S’exprimant au nom des Nations Unies au Tadjikistan, le Coordonnateur résident des Nations Unies Alexander Zuev a salué la décision du Parlement tadjik d’adopter la loi sur la violence domestique, en tant qu’outil préventif clé. « Cela permettra de coordonner les initiatives déployées par les ministères, les organisations, les ONG, les organisations internationales et des droits de l’homme, et d’introduire une approche systématique à la recherche de solutions au problème de la violence domestique ».
Le projet de loi doit être approuvé par la Chambre haute et recevoir l’approbation officielle du Président en avril.

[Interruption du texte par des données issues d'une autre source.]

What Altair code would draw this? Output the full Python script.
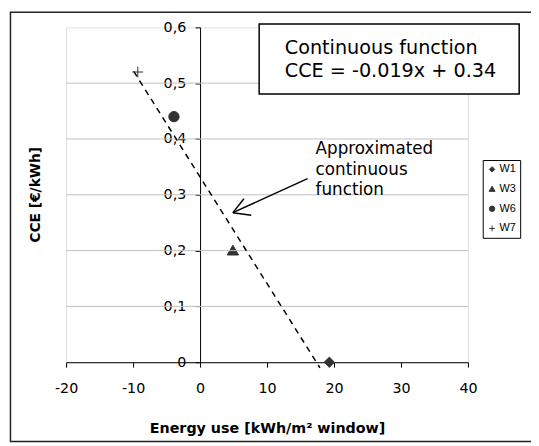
import altair as alt
import pandas as pd

# ---- data ----
series = ["W1", "W3", "W6", "W7"]
energy = [19.3, 4.9, -3.9, -9.3]
cce = [0.0, 0.2, 0.44, 0.52]

trend_x = [-9.9, 17.9]
trend_y = [0.521, -0.01]

arrow_x = [16.05, 4.9]
arrow_y = [0.329, 0.268]
head_x = [6.55, 7.65]
head_y = [0.293, 0.2635]

grid_values = [0.1, 0.2, 0.3, 0.4, 0.5]
x_ticks = [-20, -10, 0, 10, 20, 30, 40]
y_ticks = [0, 0.1, 0.2, 0.3, 0.4, 0.5, 0.6]

box_lines = ["Continuous function", "CCE = -0.019x + 0.34"]
note_lines = ["Approximated", "continuous", "function"]
note_pos = [17.25, 0.373]
x_title = "Energy use [kWh/m\u00b2 window]"
y_title = "CCE [\u20ac/kWh]"

FONT = "DejaVu Sans"
MARK = "#333333"
W, H = 408, 340
xscale = alt.Scale(domain=[-20, 40], nice=False, zero=False)
yscale = alt.Scale(domain=[0, 0.6], nice=False, zero=False)

pts = pd.DataFrame({"x": energy, "y": cce, "series": series})
trend = pd.DataFrame({"x": trend_x, "y": trend_y})
arrow = pd.DataFrame({"x": arrow_x, "y": arrow_y})
heads = pd.DataFrame({"x": [arrow_x[1]] * 2, "y": [arrow_y[1]] * 2,
                      "x2": head_x, "y2": head_y})
grid = pd.DataFrame({"y": grid_values})
one = pd.DataFrame({"a": [0]})

X = alt.X("x:Q", scale=xscale)
Y = alt.Y("y:Q", scale=yscale)

legend = alt.Legend(
    title=None, orient="none", legendX=423, legendY=134.7,
    strokeColor="black", fillColor="white", padding=4,
    labelFont="Liberation Sans", labelFontSize=11, labelColor="black",
    symbolSize=30, rowPadding=8, labelOffset=2, symbolStrokeWidth=1,
)

points = alt.Chart(pts).mark_point(
    strokeWidth=1, opacity=1, fillOpacity=1, size=110
).encode(
    x=alt.X("x:Q", scale=xscale, axis=alt.Axis(
        values=x_ticks, grid=False, title=x_title, domainColor="black",
        labelExpr="datum.value + ''",
        tickColor="black", tickSize=5, labelFont=FONT, labelFontSize=14.5,
        labelColor="black", labelPadding=15, labelFlush=False,
        titleFont=FONT, titleFontSize=14.5, titleFontWeight="bold",
        titleColor="black", titlePadding=27, domainWidth=1, tickWidth=1)),
    y=alt.Y("y:Q", scale=yscale, axis=alt.Axis(
        values=y_ticks, grid=False, title="", offset=-W / 3,
        labelExpr="datum.value == 0 ? '0' : replace(format(datum.value, '.1f'), '.', ',')",
        domainColor="black", tickColor="black", tickSize=5, labelFont=FONT,
        labelFontSize=14.5, labelColor="black", labelPadding=9.5,
        labelFlush=False, domainWidth=1, tickWidth=1)),
    shape=alt.Shape("series:N", scale=alt.Scale(
        domain=series,
        range=["M0,-1L1,0L0,1L-1,0Z", "M0,-1.05L1.1,0.85L-1.1,0.85Z",
               "circle", "M-1.05,0H1.05M0,-1.05V1.05"]),
        legend=legend),
    fill=alt.Fill("series:N", scale=alt.Scale(domain=series, range=[MARK] * 4),
                  legend=legend),
    stroke=alt.Stroke("series:N", scale=alt.Scale(domain=series, range=[MARK] * 4),
                      legend=legend),
)

grid_layer = alt.Chart(grid).mark_rule(color="#c0c0c0", strokeWidth=1).encode(y=Y)

outer = alt.Chart(one).mark_rect(fill="transparent", stroke="#222222", strokeWidth=1.5).encode(
    x=alt.value(-56.5), x2=alt.value(480), y=alt.value(-15.3), y2=alt.value(420.5)
)

box = alt.Chart(one).mark_rect(fill="white", stroke="black", strokeWidth=1.5).encode(
    x=alt.value(196), x2=alt.value(460), y=alt.value(-3.3), y2=alt.value(67.7)
)

box_text = alt.Chart(one).mark_text(
    text=box_lines, align="left", baseline="alphabetic", font=FONT,
    fontSize=19.5, lineHeight=23, color="black"
).encode(x=alt.value(222), y=alt.value(27.4))

trend_layer = alt.Chart(trend).mark_line(
    color="black", strokeDash=[6, 5], strokeWidth=1.5
).encode(x=X, y=Y)

arrow_layer = alt.Chart(arrow).mark_line(color="black", strokeWidth=1.5).encode(x=X, y=Y)

head_layer = alt.Chart(heads).mark_rule(color="black", strokeWidth=1.5).encode(
    x=X, y=Y, x2="x2:Q", y2="y2:Q"
)

note_layer = alt.Chart(pd.DataFrame({"x": [note_pos[0]], "y": [note_pos[1]]})).mark_text(
    text=note_lines, align="left", baseline="alphabetic", font=FONT,
    fontSize=17, lineHeight=21, color="black"
).encode(x=X, y=Y)

ytitle_layer = alt.Chart(one).mark_text(
    text=y_title, angle=270, align="center", baseline="middle", font=FONT,
    fontSize=14, fontWeight="bold", color="black"
).encode(x=alt.value(-31), y=alt.value(170))

chart = alt.layer(
    points, grid_layer, box, outer, trend_layer, arrow_layer, head_layer,
    box_text, note_layer, ytitle_layer
).properties(
    width=W, height=H,
    padding={"left": 59, "top": 16.3, "right": 64, "bottom": 81.7},
    autosize=alt.AutoSizeParams(type="none"),
).configure_view(stroke="#c0c0c0", strokeWidth=1).configure(background="white")

chart.save("out.html", embed_options={"renderer": "svg", "actions": False})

Aujourd’hui, Humo a une maison, dans laquelle elle vit avec sa fille, tandis que deux de ses fils ont migré en Russie pour le travail. « Je veux que les filles et les femmes connaissent leurs droits et fassent entendre leurs voix lorsque ceux-ci sont violés, en vue d’être protégées » souligne Humo. « J’espère que la nouvelle loi garantira la protection des femmes et de leurs droits, et dissuadera les hommes de traiter leurs femmes de manière aussi indigne. Nous aussi sommes des êtres humains, et nous méritons une vie meilleure ».
*Le nom de la femme décrite dans ce récit a été modifié pour protéger son identité.
[i]Selon la base de données de la Coalition des centres de crise et d’informations, en 2010-2011, 9 870 personnes ont fait appel aux 12 centres de crise (8 908 femmes et 962 hommes). Les abus psychologiques figurent au premier rang des violences déclarées par les femmes, suivies des violences économiques, physiques et sexuelles. Presqu’une femme sur quatre a en outre indiqué subir de multiples formes de violence.